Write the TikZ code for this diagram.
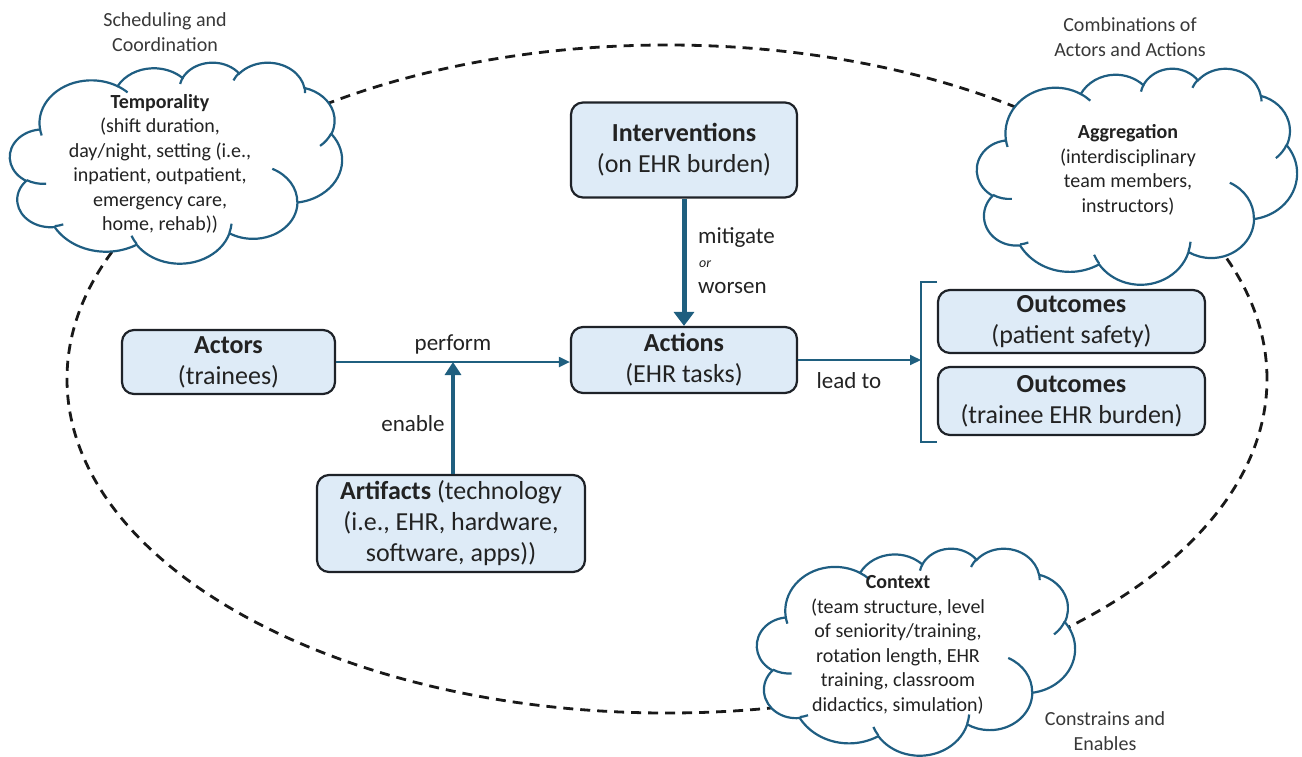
\documentclass[tikz,border=0pt]{standalone}
\usepackage{fontspec}
\setmainfont{Carlito}
\usetikzlibrary{shapes.geometric,arrows.meta}
\definecolor{boxfill}{HTML}{DEEBF7}
\definecolor{boxline}{HTML}{1E2228}
\definecolor{arrowcol}{HTML}{1F5F7F}
\definecolor{cloudcol}{HTML}{1F5E82}
\definecolor{txt}{HTML}{222222}
\newcommand\officecloud[4]{%
\begin{scope}[shift={(#1,#2)}, xscale=#3/432, yscale=#4/432]
\path[cloudline, fill=white] (39,143.70)
 arc[start angle=172.25, end angle=300.36, x radius=67.53, y radius=91.90]
 arc[start angle=-152.02, end angle=-45.43, x radius=53.33, y radius=72.67]
 arc[start angle=-153.48, end angle=-37.32, x radius=43.65, y radius=59.45]
 arc[start angle=-139.71, end angle=-10.22, x radius=48.57, y radius=65.95]
 arc[start angle=-74.77, end angle=23.21, x radius=53.33, y radius=72.73]
 arc[start angle=-37.53, end angle=81.86, x radius=67.75, y radius=92.20]
 arc[start angle=0.46, end angle=121.98, x radius=57.85, y radius=78.67]
 arc[start angle=16.85, end angle=146.22, x radius=67.52, y radius=92.15]
 arc[start angle=58.98, end angle=150.20, x radius=77.20, y radius=105.43]
 arc[start angle=83.31, end angle=223.12, x radius=43.60, y radius=59.18]
 arc[start angle=120.35, end angle=264.11, x radius=43.45, y radius=59.45]
 -- cycle;
\path[cloudline]
 (46.93,261.77) arc[start angle=85.55, end angle=120.35, x radius=43.45, y radius=59.45]
 (69.28,348.99) arc[start angle=68.23, end angle=83.31, x radius=43.60, y radius=59.18]
 (164.78,390.90) arc[start angle=146.22, end angle=158.47, x radius=67.52, y radius=92.15]
 (288.27,347.51) arc[start angle=4.74, end angle=16.85, x radius=67.52, y radius=92.15]
 (341.29,229.54) arc[start angle=-64.03, end angle=0.46, x radius=57.85, y radius=78.67]
 (417.98,153.54) arc[start angle=23.21, end angle=49.63, x radius=53.33, y radius=72.73]
 (383.24,54.26) arc[start angle=-10.22, end angle=0.83, x radius=48.57, y radius=65.95]
 (290.78,39.52) arc[start angle=-156.29, end angle=-139.71, x radius=48.57, y radius=65.95]
 (221.41,47.20) arc[start angle=-167.72, end angle=-153.48, x radius=43.65, y radius=59.45]
 (140.00,51.92) arc[start angle=-59.64, end angle=-45.76, x radius=67.53, y radius=91.90]
 (41.27,157.89) arc[start angle=163.19, end angle=172.25, x radius=67.53, y radius=91.90];
\end{scope}}
\begin{document}
\begin{tikzpicture}[x=1pt,y=-1pt,
 box/.style={draw=boxline, fill=boxfill, rounded corners=12pt, line width=2.2pt, align=center, inner sep=0pt, text=txt, font=\fontsize{26}{31}\selectfont},
 cloudline/.style={draw=cloudcol, line width=2.2pt},
 cloudtext/.style={align=center, text=txt, font=\fontsize{20}{24.5}\selectfont, inner sep=0pt},
 outer/.style={align=center, text=txt!90, font=\fontsize{20}{25}\selectfont, inner sep=0pt},
 lbl/.style={text=txt, font=\fontsize{23}{28}\selectfont, inner sep=0pt},
 thinarrow/.style={draw=arrowcol, line width=2pt, -{Triangle[length=11pt,width=10pt]}},
 thickarrow/.style={draw=arrowcol, line width=5pt, -{Triangle[length=14pt,width=20pt]}},
 midarrow/.style={draw=arrowcol, line width=4pt, -{Triangle[length=13pt,width=16pt]}},
 bracket/.style={draw=arrowcol, line width=2pt},
]
\useasboundingbox (0,0) rectangle (1302,756);
% dashed frame
\node[ellipse, draw=black!90, dash pattern=on 10pt off 7pt, line width=2.8pt, minimum width=1200pt, minimum height=668pt, inner sep=0pt] (frame) at (667,379) {};
% clouds
\officecloud{10}{62}{332}{201}
\officecloud{977}{68}{320}{216}
\officecloud{757}{548}{318}{207}
\node[cloudtext] (ttext) at (160,164) {\textbf{Temporality}\\(shift duration,\\day/night, setting (i.e.,\\inpatient, outpatient,\\emergency care,\\home, rehab))};
\node[cloudtext] (atext) at (1128,170) {\textbf{Aggregation}\\(interdisciplinary\\team members,\\instructors)};
\node[cloudtext] (ctext) at (898,645) {\textbf{Context}\\(team structure, level\\of seniority/training,\\rotation length, EHR\\training, classroom\\didactics, simulation)};
\node[outer] (tlabel) at (165,32) {Scheduling and\\Coordination};
\node[outer] (alabel) at (1130,37) {Combinations of\\Actors and Actions};
\node[outer] (clabel) at (1105,731) {Constrains and\\Enables};
% boxes
\node[box, minimum width=226pt, minimum height=95pt] (interv) at (684,150) {\textbf{Interventions}\\(on EHR burden)};
\node[box, minimum width=226pt, minimum height=66pt] (actions) at (684,360) {\textbf{Actions}\\(EHR tasks)};
\node[box, minimum width=213pt, minimum height=64pt] (actors) at (228.5,362) {\textbf{Actors}\\(trainees)};
\node[box, minimum width=268pt, minimum height=97pt] (artif) at (451,523.5) {\textbf{Artifacts} (technology\\(i.e., EHR, hardware,\\software, apps))};
\node[box, minimum width=267pt, minimum height=63pt] (out1) at (1071.5,321.5) {\textbf{Outcomes}\\(patient safety)};
\node[box, minimum width=267pt, minimum height=68pt] (out2) at (1071.5,401) {\textbf{Outcomes}\\(trainee EHR burden)};
% bracket
\coordinate (brtopR) at (937,282);
\coordinate (brtopL) at (921,282);
\coordinate (brbotL) at (921,442);
\coordinate (brbotR) at (937,442);
\coordinate (brmid) at (921,360);
\draw[bracket] (brtopR) -- (brtopL) -- (brbotL) -- (brbotR);
% connectors
\coordinate (meet) at (453,362);
\draw[thinarrow] (actors.east) -- (actors.east -| actions.west);
\draw[midarrow] (artif.north -| meet) -- (meet);
\draw[thickarrow] (interv.south) -- (actions.north);
\draw[thinarrow] (actions.east) -- (brmid);
% labels
\node[lbl] (lperform) at (453,344) {perform};
\node[lbl] (lenable) at (413,424) {enable};
\node[lbl, anchor=west] (lmit) at (698,238) {mitigate};
\node[text=txt, font=\fontsize{14}{16}\selectfont\itshape, inner sep=0pt, anchor=west] (lor) at (699,264) {or};
\node[lbl, anchor=west] (lwors) at (698,288) {worsen};
\node[lbl] (llead) at (849,381) {lead to};
\end{tikzpicture}
\end{document}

================================

## Work to do
Pictures are excluded; copy all other data exactly as shown.

## Complete output
Write the TikZ code for this diagram.
\documentclass[tikz,border=0pt]{standalone}
\usepackage{fontspec}
\setmainfont{Carlito}
\usetikzlibrary{shapes.geometric,arrows.meta}
\definecolor{boxfill}{HTML}{DEEBF7}
\definecolor{boxline}{HTML}{1E2228}
\definecolor{arrowcol}{HTML}{1F5F7F}
\definecolor{cloudcol}{HTML}{1F5E82}
\definecolor{txt}{HTML}{222222}
\newcommand\officecloud[4]{%
\begin{scope}[shift={(#1,#2)}, xscale=#3/432, yscale=#4/432]
\path[cloudline, fill=white] (39,143.70)
 arc[start angle=172.25, end angle=300.36, x radius=67.53, y radius=91.90]
 arc[start angle=-152.02, end angle=-45.43, x radius=53.33, y radius=72.67]
 arc[start angle=-153.48, end angle=-37.32, x radius=43.65, y radius=59.45]
 arc[start angle=-139.71, end angle=-10.22, x radius=48.57, y radius=65.95]
 arc[start angle=-74.77, end angle=23.21, x radius=53.33, y radius=72.73]
 arc[start angle=-37.53, end angle=81.86, x radius=67.75, y radius=92.20]
 arc[start angle=0.46, end angle=121.98, x radius=57.85, y radius=78.67]
 arc[start angle=16.85, end angle=146.22, x radius=67.52, y radius=92.15]
 arc[start angle=58.98, end angle=150.20, x radius=77.20, y radius=105.43]
 arc[start angle=83.31, end angle=223.12, x radius=43.60, y radius=59.18]
 arc[start angle=120.35, end angle=264.11, x radius=43.45, y radius=59.45]
 -- cycle;
\path[cloudline]
 (46.93,261.77) arc[start angle=85.55, end angle=120.35, x radius=43.45, y radius=59.45]
 (69.28,348.99) arc[start angle=68.23, end angle=83.31, x radius=43.60, y radius=59.18]
 (164.78,390.90) arc[start angle=146.22, end angle=158.47, x radius=67.52, y radius=92.15]
 (288.27,347.51) arc[start angle=4.74, end angle=16.85, x radius=67.52, y radius=92.15]
 (341.29,229.54) arc[start angle=-64.03, end angle=0.46, x radius=57.85, y radius=78.67]
 (417.98,153.54) arc[start angle=23.21, end angle=49.63, x radius=53.33, y radius=72.73]
 (383.24,54.26) arc[start angle=-10.22, end angle=0.83, x radius=48.57, y radius=65.95]
 (290.78,39.52) arc[start angle=-156.29, end angle=-139.71, x radius=48.57, y radius=65.95]
 (221.41,47.20) arc[start angle=-167.72, end angle=-153.48, x radius=43.65, y radius=59.45]
 (140.00,51.92) arc[start angle=-59.64, end angle=-45.76, x radius=67.53, y radius=91.90]
 (41.27,157.89) arc[start angle=163.19, end angle=172.25, x radius=67.53, y radius=91.90];
\end{scope}}
\begin{document}
\begin{tikzpicture}[x=1pt,y=-1pt,
 box/.style={draw=boxline, fill=boxfill, rounded corners=12pt, line width=2.2pt, align=center, inner sep=0pt, text=txt, font=\fontsize{26}{31}\selectfont},
 cloudline/.style={draw=cloudcol, line width=2.2pt},
 cloudtext/.style={align=center, text=txt, font=\fontsize{20}{24.5}\selectfont, inner sep=0pt},
 outer/.style={align=center, text=txt!90, font=\fontsize{20}{25}\selectfont, inner sep=0pt},
 lbl/.style={text=txt, font=\fontsize{23}{28}\selectfont, inner sep=0pt},
 thinarrow/.style={draw=arrowcol, line width=2pt, -{Triangle[length=11pt,width=10pt]}},
 thickarrow/.style={draw=arrowcol, line width=5pt, -{Triangle[length=14pt,width=20pt]}},
 midarrow/.style={draw=arrowcol, line width=4pt, -{Triangle[length=13pt,width=16pt]}},
 bracket/.style={draw=arrowcol, line width=2pt},
]
\useasboundingbox (0,0) rectangle (1302,756);
% dashed frame
\node[ellipse, draw=black!90, dash pattern=on 10pt off 7pt, line width=2.8pt, minimum width=1200pt, minimum height=668pt, inner sep=0pt] (frame) at (667,379) {};
% clouds
\officecloud{10}{62}{332}{201}
\officecloud{977}{68}{320}{216}
\officecloud{757}{548}{318}{207}
\node[cloudtext] (ttext) at (160,164) {\textbf{Temporality}\\(shift duration,\\day/night, setting (i.e.,\\inpatient, outpatient,\\emergency care,\\home, rehab))};
\node[cloudtext] (atext) at (1128,170) {\textbf{Aggregation}\\(interdisciplinary\\team members,\\instructors)};
\node[cloudtext] (ctext) at (898,645) {\textbf{Context}\\(team structure, level\\of seniority/training,\\rotation length, EHR\\training, classroom\\didactics, simulation)};
\node[outer] (tlabel) at (165,32) {Scheduling and\\Coordination};
\node[outer] (alabel) at (1130,37) {Combinations of\\Actors and Actions};
\node[outer] (clabel) at (1105,731) {Constrains and\\Enables};
% boxes
\node[box, minimum width=226pt, minimum height=95pt] (interv) at (684,150) {\textbf{Interventions}\\(on EHR burden)};
\node[box, minimum width=226pt, minimum height=66pt] (actions) at (684,360) {\textbf{Actions}\\(EHR tasks)};
\node[box, minimum width=213pt, minimum height=64pt] (actors) at (228.5,362) {\textbf{Actors}\\(trainees)};
\node[box, minimum width=268pt, minimum height=97pt] (artif) at (451,523.5) {\textbf{Artifacts} (technology\\(i.e., EHR, hardware,\\software, apps))};
\node[box, minimum width=267pt, minimum height=63pt] (out1) at (1071.5,321.5) {\textbf{Outcomes}\\(patient safety)};
\node[box, minimum width=267pt, minimum height=68pt] (out2) at (1071.5,401) {\textbf{Outcomes}\\(trainee EHR burden)};
% bracket
\coordinate (brtopR) at (937,282);
\coordinate (brtopL) at (921,282);
\coordinate (brbotL) at (921,442);
\coordinate (brbotR) at (937,442);
\coordinate (brmid) at (921,360);
\draw[bracket] (brtopR) -- (brtopL) -- (brbotL) -- (brbotR);
% connectors
\coordinate (meet) at (453,362);
\draw[thinarrow] (actors.east) -- (actors.east -| actions.west);
\draw[midarrow] (artif.north -| meet) -- (meet);
\draw[thickarrow] (interv.south) -- (actions.north);
\draw[thinarrow] (actions.east) -- (brmid);
% labels
\node[lbl] (lperform) at (453,344) {perform};
\node[lbl] (lenable) at (413,424) {enable};
\node[lbl, anchor=west] (lmit) at (698,238) {mitigate};
\node[text=txt, font=\fontsize{14}{16}\selectfont\itshape, inner sep=0pt, anchor=west] (lor) at (699,264) {or};
\node[lbl, anchor=west] (lwors) at (698,288) {worsen};
\node[lbl] (llead) at (849,381) {lead to};
\end{tikzpicture}
\end{document}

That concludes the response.